The tide was low, so we had to wade out quite far before we could launch ourselves into water. And what water! Clear, warm (relatively speaking – I reckon it was about 16 – 17 degrees) and flat, flat, flat with a soft pinky peachy light on the horizon. Because we were swimming with the tide, we felt as if we were flying through water.

The swim took us past the silhouette of the ruined west-pier – now so battered by the elements that only the semi-submerged black skeleton of the frame remains, looking like an outsize version of an old Victorian birdcage. The water immediately surrounding the pier is dangerous because of the debris underwater. A red buoy marks the border between the dangerous part and the “safe” water so we all made sure that we skirted round it.

It was such a beautiful morning, and I was so conscious of the fact that we only rarely get days like these (even in the height of summer) that I kept having to stop every so often just to look around me and try and imprint the scenery on my memory.

I used the end of the Palace Pier as a convenient sighting point. One of the great things about swimming in Brighton is that there are houses all along the seashore by which you can mark your progress, even if your destination does not seem to be getting any bigger. As is often the case with sea-swims, there suddenly comes a point where that destination does suddenly start to get closer, and the nearer I got to the Palace Pier, the more clearly I could pick out the individual rides and the stanchions that look so fragile but which hold up the pier in the heaviest of storms. There were already other people in the water (a number of whom, I suspected, were cooling off after partying all night – we were in Brighton after all). We were far enough out so that all you could hear was a general hum and the odd shriek. The only other sound was the water and, towards the end of the swim, the mosquito-like underwater whine of an outboard motorboat. There were a couple of paddleboarders sharing the sea with us, but that was all.

Some of the swimmers went round and then under the pier. I decided against that as I would have been far behind everybody else, and got out of the sea just before the pier where Tom, organizational genius that he is, had shoes waiting (essential for scaling the shingle hills) and bags piled up in the Brighton Sea Swimming Clubhouse. The club had generously allowed us to use their changing and shower facilities so as well as not having to change in a car park (normally the case with open water swimming) a perfect swim was topped off by a freshwater shower. Luxury! Swimming is hungry work, so it’s just as well that we all went to the Regency (a Brighton institution) for fish and chips washed down with…champagne. If you have not tried that combination before, I recommend it.
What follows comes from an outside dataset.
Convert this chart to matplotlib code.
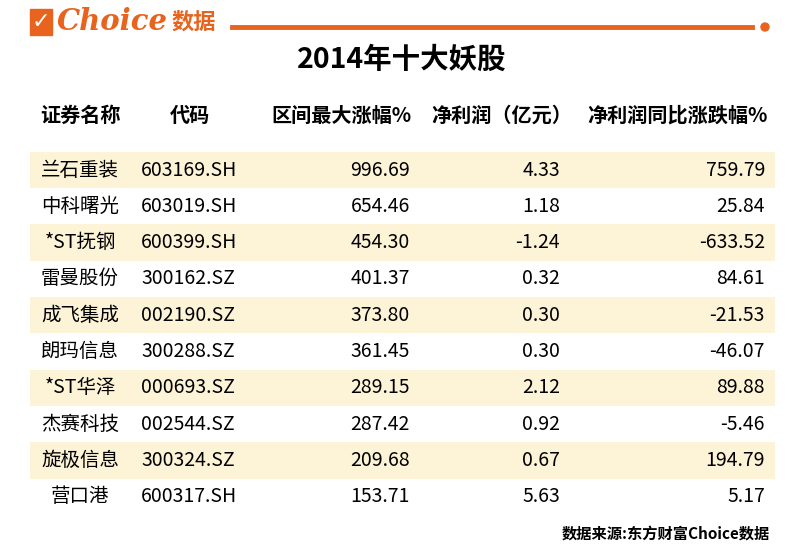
import matplotlib
matplotlib.use("Agg")
import matplotlib.pyplot as plt
from matplotlib.patches import Rectangle, Circle

plt.rcParams['font.family'] = ['Noto Sans CJK SC', 'DejaVu Sans']

names = ["兰石重装", "中科曙光", "*ST抚钢", "雷曼股份", "成飞集成",
         "朗玛信息", "*ST华泽", "杰赛科技", "旋极信息", "营口港"]
codes = ["603169.SH", "603019.SH", "600399.SH", "300162.SZ", "002190.SZ",
         "300288.SZ", "000693.SZ", "002544.SZ", "300324.SZ", "600317.SH"]
max_rise = [996.69, 654.46, 454.30, 401.37, 373.80, 361.45, 289.15, 287.42, 209.68, 153.71]
net_profit = [4.33, 1.18, -1.24, 0.32, 0.30, 0.30, 2.12, 0.92, 0.67, 5.63]
profit_yoy = [759.79, 25.84, -633.52, 84.61, -21.53, -46.07, 89.88, -5.46, 194.79, 5.17]
headers = ["证券名称", "代码", "区间最大涨幅%", "净利润（亿元）", "净利润同比涨跌幅%"]

orange = "#E8641E"
fig = plt.figure(figsize=(8.04, 5.54), dpi=100)
ax = fig.add_axes([0, 0, 1, 1])
ax.set_xlim(0, 804)
ax.set_ylim(554, 0)
ax.axis("off")

# logo
ax.add_patch(Rectangle((30, 9), 22, 26, color=orange))
ax.text(41, 22, "✓", color="white", fontsize=16, ha="center", va="center",
        fontweight="bold", family=["DejaVu Sans"])
ax.text(57, 22, "Choice", color=orange, fontsize=21, fontweight="bold",
        fontstyle="italic", va="center", family=["DejaVu Serif"])
ax.text(172, 22, "数据", color=orange, fontsize=16, fontweight="bold", va="center")
ax.plot([232, 752], [27, 27], color=orange, lw=3.5)
ax.add_patch(Circle((765, 27), 4, color=orange))

ax.text(402, 60, "2014年十大妖股", fontsize=20.5, fontweight="bold", ha="center", va="center")

hy = 115
hkw = dict(fontsize=14.5, fontweight="bold", va="center")
ax.text(80, hy, headers[0], ha="center", **hkw)
ax.text(190, hy, headers[1], ha="center", **hkw)
ax.text(412, hy, headers[2], ha="right", **hkw)
ax.text(572, hy, headers[3], ha="right", **hkw)
ax.text(768, hy, headers[4], ha="right", **hkw)

y0, dy = 170, 36.3
for i in range(len(names)):
    y = y0 + i * dy
    if i % 2 == 0:
        ax.add_patch(Rectangle((30, y - dy / 2), 745, dy, color="#FDF3D6", lw=0))
    kw = dict(fontsize=14, va="center")
    ax.text(80, y, names[i], ha="center", **kw)
    ax.text(141, y, codes[i], ha="left", **kw)
    ax.text(410, y, f"{max_rise[i]:.2f}", ha="right", **kw)
    ax.text(560, y, f"{net_profit[i]:.2f}", ha="right", **kw)
    ax.text(765, y, f"{profit_yoy[i]:.2f}", ha="right", **kw)

ax.text(770, 534, "数据来源:东方财富Choice数据", fontsize=11, fontweight="bold",
        ha="right", va="center")

fig.savefig("out.png", dpi=100)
Thanks to Tom Hudson for organizing, and to the Brighton Sea Swimming Club for their hospitality. Thanks also to all the swimmers for making it such a great day out. Please note that if you fancy swimming in Brighton (or from any other part of the coast, for that matter) there are a few precautions you should take:

  1. Make sure you know when high and low tide is and where the current flows.
  2. Always let somebody know where and when you are swimming – if the beach is guarded, tell the lifeguards.
  3. If possible, try to swim with others, especially if you are unfamiliar with the area or it is isolated.
  4. Know your limits – if the sea is too rough, there is no shame in deciding not to swim.
  5. Check your exit points – are there rocks where you want to get out? Is the beach very steep (which makes it harder to leave the water)?